Priorities and How They Matter
What are your priorities? Do they matter to you? I’ll never forget a watershed question my mentor asked me once. He said, “Jerry, are you treating your wife better than your best client?”
Was it time for a course adjustment? We have great clients, but wow, this made me reflect on the fact that I need to be just as excited to talk to my wife, kids, and extended family. From that moment on, I chose to make my family a top priority. For example, when we go to dinner with friends or family, I silence my cell phone and give it to my wife, Carol. When we vacation, I do not answer my business phone. There is no downside to this decision.
Many leaders aren’t aware of their top priorities because they live their life by default and not by design. They become too consumed with comparing themselves and going along with the crowd that there are no boundaries in place when demands come their way.
We’ll put fences around our houses but won’t take the time to put a fence around our lives.

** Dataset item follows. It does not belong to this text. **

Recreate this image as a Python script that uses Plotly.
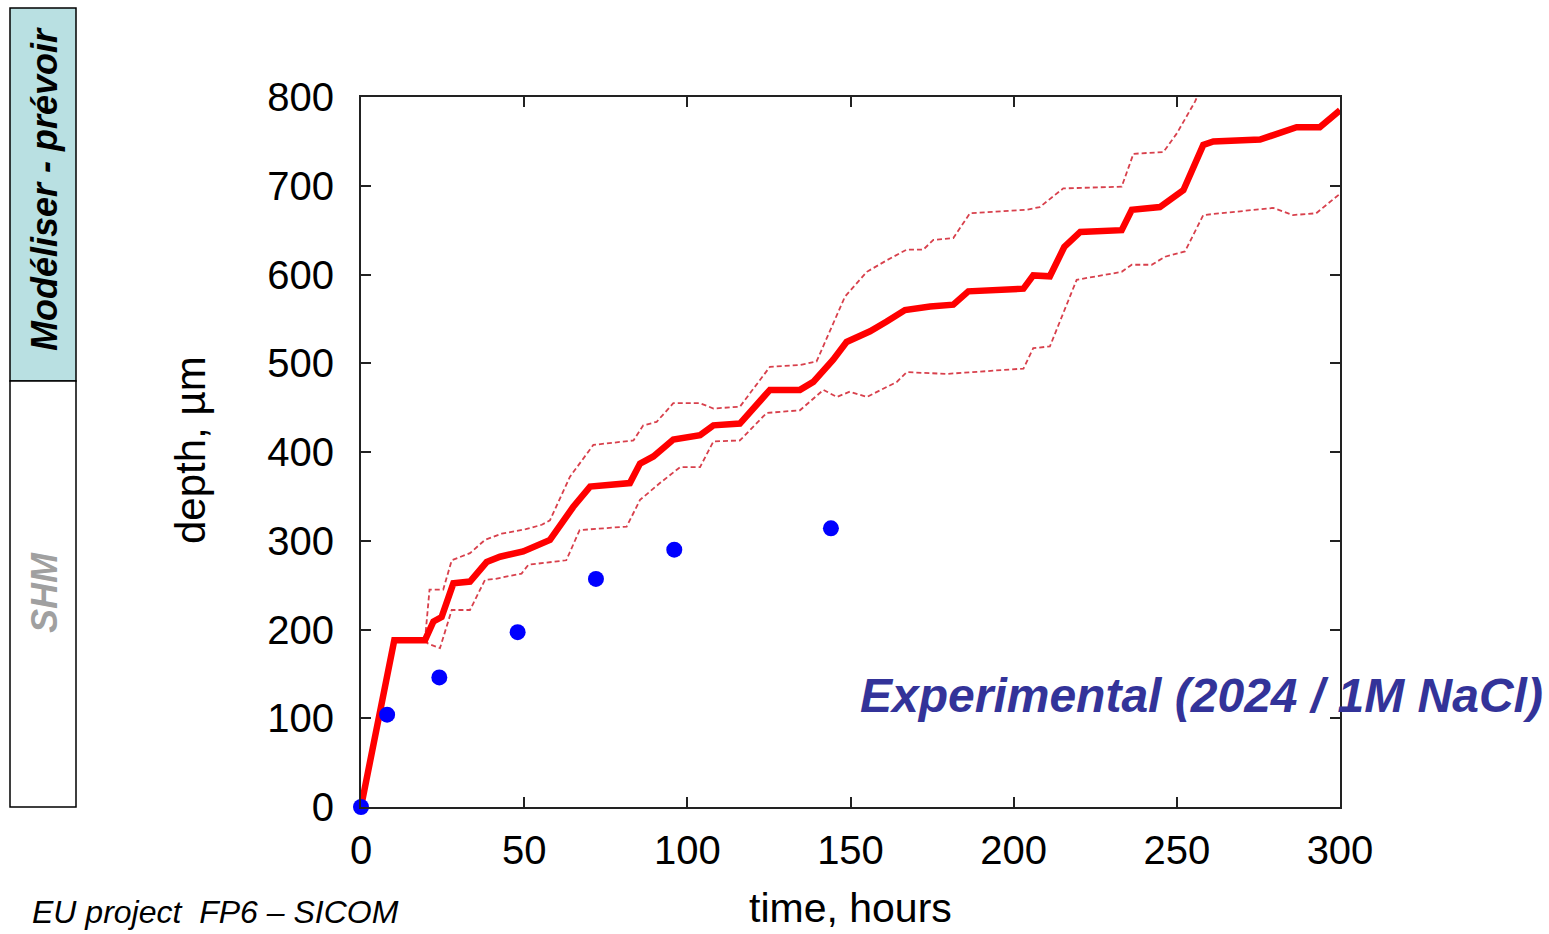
import plotly.graph_objects as go

# Modelled penetration depth (mean curve) vs. time
time_model = [0, 10.2, 19.6, 22.2, 24.7, 28.3, 33.4, 38.5, 42.6, 49.7, 57.9, 65, 70.2,
              82.4, 85.5, 89.6, 95.7, 103.9, 108, 116.1, 125.3, 134.5, 138.6, 144.7,
              148.8, 156, 161.1, 166.7, 174.4, 181.5, 186.1, 203, 206, 211.1, 215.5,
              220.4, 233.1, 236.2, 244.8, 252, 258.1, 261.2, 275.5, 281.6, 286.7,
              293.8, 300]
depth_model = [0, 188, 188, 209, 214, 252, 254, 276, 282, 288, 301, 338, 361,
               365, 387, 395, 414, 419, 430, 432, 470, 470, 479, 504,
               524, 536, 547, 560, 564, 566, 581, 584, 599, 598, 631,
               648, 650, 673, 676, 695, 746, 750, 752, 759, 766,
               766, 785]

# Upper envelope
time_upper = [19.6, 21, 25.2, 27.8, 33.4, 38, 43.1, 50.5, 55.4, 57.9, 64, 71.2, 83.5,
              86.5, 90.6, 95.7, 103.9, 108, 116.1, 125.3, 134.5, 139.6, 148.3, 155,
              161.1, 167.2, 172.3, 175.4, 181.5, 186.6, 204, 208, 215.2, 233.1, 236.7,
              245.9, 250, 255.6, 258.5]
depth_upper = [188, 245, 245, 278, 286, 301, 308, 313, 318, 323, 372, 408, 413,
               430, 434, 455, 455, 449, 451, 496, 498, 502, 575, 603,
               616, 628, 628, 639, 641, 669, 673, 676, 697, 699, 736,
               738, 759, 795, 820]

# Lower envelope
time_lower = [19.6, 20.6, 24.2, 27.8, 33.4, 38, 41.1, 49.2, 51.3, 62.9, 67, 81.4, 85.5,
              91.6, 97.8, 103.9, 108, 116.1, 124.3, 134.5, 141.7, 145.8, 149.8, 155,
              164.2, 167.2, 179.5, 203, 206, 211.1, 219.3, 233.1, 236.2, 242.3, 246.4,
              252.5, 258.1, 269.3, 279.5, 285.6, 292.7, 300]
depth_lower = [188, 184, 179, 222, 222, 256, 257, 263, 273, 278, 312, 316, 346,
               365, 383, 383, 412, 413, 444, 447, 470, 462, 468, 462,
               479, 490, 488, 494, 517, 519, 594, 603, 611, 611, 620,
               626, 667, 671, 675, 667, 669, 691]

# Experimental points
time_exp = [0, 8, 24, 48, 72, 96, 144]
depth_exp = [0, 104, 146, 197, 257, 290, 314]

x_ticks = [0, 50, 100, 150, 200, 250, 300]
y_ticks = [0, 100, 200, 300, 400, 500, 600, 700, 800]

W, H = 1549, 934
L, R, T, B = 361, 1340, 97, 807


def px(x):
    return (x - L) / (R - L)


def py(y):
    return (B - y) / (B - T)


FONT = "Liberation Sans, Arial, sans-serif"

fig = go.Figure()
env_line = dict(color="#d8404c", width=1.8, dash="5px,3px")
fig.add_trace(go.Scatter(x=time_upper, y=depth_upper, mode="lines", line=env_line,
                         showlegend=False, hoverinfo="skip"))
fig.add_trace(go.Scatter(x=time_lower, y=depth_lower, mode="lines", line=env_line,
                         showlegend=False, hoverinfo="skip"))
fig.add_trace(go.Scatter(x=time_model, y=depth_model, mode="lines",
                         line=dict(color="#ff0000", width=6.5),
                         showlegend=False))
fig.add_trace(go.Scatter(x=time_exp, y=depth_exp, mode="markers",
                         marker=dict(color="#0000ff", size=16),
                         cliponaxis=False, showlegend=False))

axis_common = dict(
    showgrid=False, zeroline=False, showline=True, linecolor="#222222",
    linewidth=2, mirror="ticks", ticks="inside", ticklen=10, tickwidth=1.5,
    tickcolor="#222222", tickfont=dict(family=FONT, size=40, color="black"),
)
fig.update_xaxes(range=[0, 300], tickvals=x_ticks, ticklabelstandoff=7, **axis_common)
fig.update_yaxes(range=[0, 800], tickvals=y_ticks, ticklabelstandoff=17, **axis_common)

shapes = [
    dict(type="rect", xref="paper", yref="paper",
         x0=px(10), x1=px(76), y0=py(381), y1=py(8),
         fillcolor="#b9e0e2", line=dict(color="black", width=1.5), layer="below"),
    dict(type="rect", xref="paper", yref="paper",
         x0=px(10), x1=px(76), y0=py(807), y1=py(381),
         fillcolor="white", line=dict(color="black", width=1.5), layer="below"),
]

annotations = [
    dict(text="time, hours", xref="paper", yref="paper", x=px(850), y=py(908),
         showarrow=False, font=dict(family=FONT, size=41, color="black"),
         xanchor="center", yanchor="middle"),
    dict(text="depth, \u00b5m", xref="paper", yref="paper", x=px(190), y=py(450),
         showarrow=False, textangle=-90,
         font=dict(family=FONT, size=42, color="black"),
         xanchor="center", yanchor="middle"),
    dict(text="<b><i>Experimental (2024 / 1M NaCl)</i></b>", xref="paper", yref="paper",
         x=px(1545), y=py(695), showarrow=False,
         font=dict(family=FONT, size=48, color="#333399"),
         xanchor="right", yanchor="middle"),
    dict(text="<i>EU project  FP6 \u2013 SICOM</i>", xref="paper", yref="paper",
         x=px(30), y=py(912), showarrow=False,
         font=dict(family=FONT, size=32, color="black"),
         xanchor="left", yanchor="middle"),
    dict(text="<b><i>Mod\u00e9liser - pr\u00e9voir</i></b>", xref="paper", yref="paper",
         x=px(44), y=py(189), showarrow=False, textangle=-90,
         font=dict(family=FONT, size=36, color="black"),
         xanchor="center", yanchor="middle"),
    dict(text="<b><i>SHM</i></b>", xref="paper", yref="paper",
         x=px(44), y=py(593), showarrow=False, textangle=-90,
         font=dict(family=FONT, size=36, color="#a0a0a0"),
         xanchor="center", yanchor="middle"),
]

fig.update_layout(
    width=W, height=H,
    margin=dict(l=L, r=W - R, t=T, b=H - B),
    paper_bgcolor="white", plot_bgcolor="white",
    shapes=shapes, annotations=annotations,
)

fig.write_html("out.html")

It doesn’t matter how amazing you are. A life without priorities and boundaries will catch up to you, whether through a financial failure or a health issue. It would be best if you had business, personal, community, and self-improvement priorities.
When setting your priorities, ask yourself, is the way I’m living my life today getting me to where I want to be tomorrow?
When life is chaotic and urgencies come, bring your priorities on the journey with you. Because my family is the most important thing to me, I included them as much as possible. One time on a rainy Easter Sunday, water started pouring through the roof of my client’s rental house, and the water began to get on the electronics in his home. What did I do? I didn’t want to interrupt my team on holiday. Instead, I grabbed our two sons, and they helped. We covered that roof together. If your family is important to you, take your family along your journey. Take them to where you want to be tomorrow.
Don’t isolate yourself when you’re stressed. Bring what’s important with you in crisis; it will be a valuable lesson for everyone involved. People always remember what you do for them in a crisis. Why?
People observe what we do far more than what we say.
Choose to live based on your priorities. Whether scheduling everything you do on the calendar or shutting your phone off for a certain time, do what you need to do to live the life that will take you where you want to go. This decision will ultimately allow you to serve others more intentionally.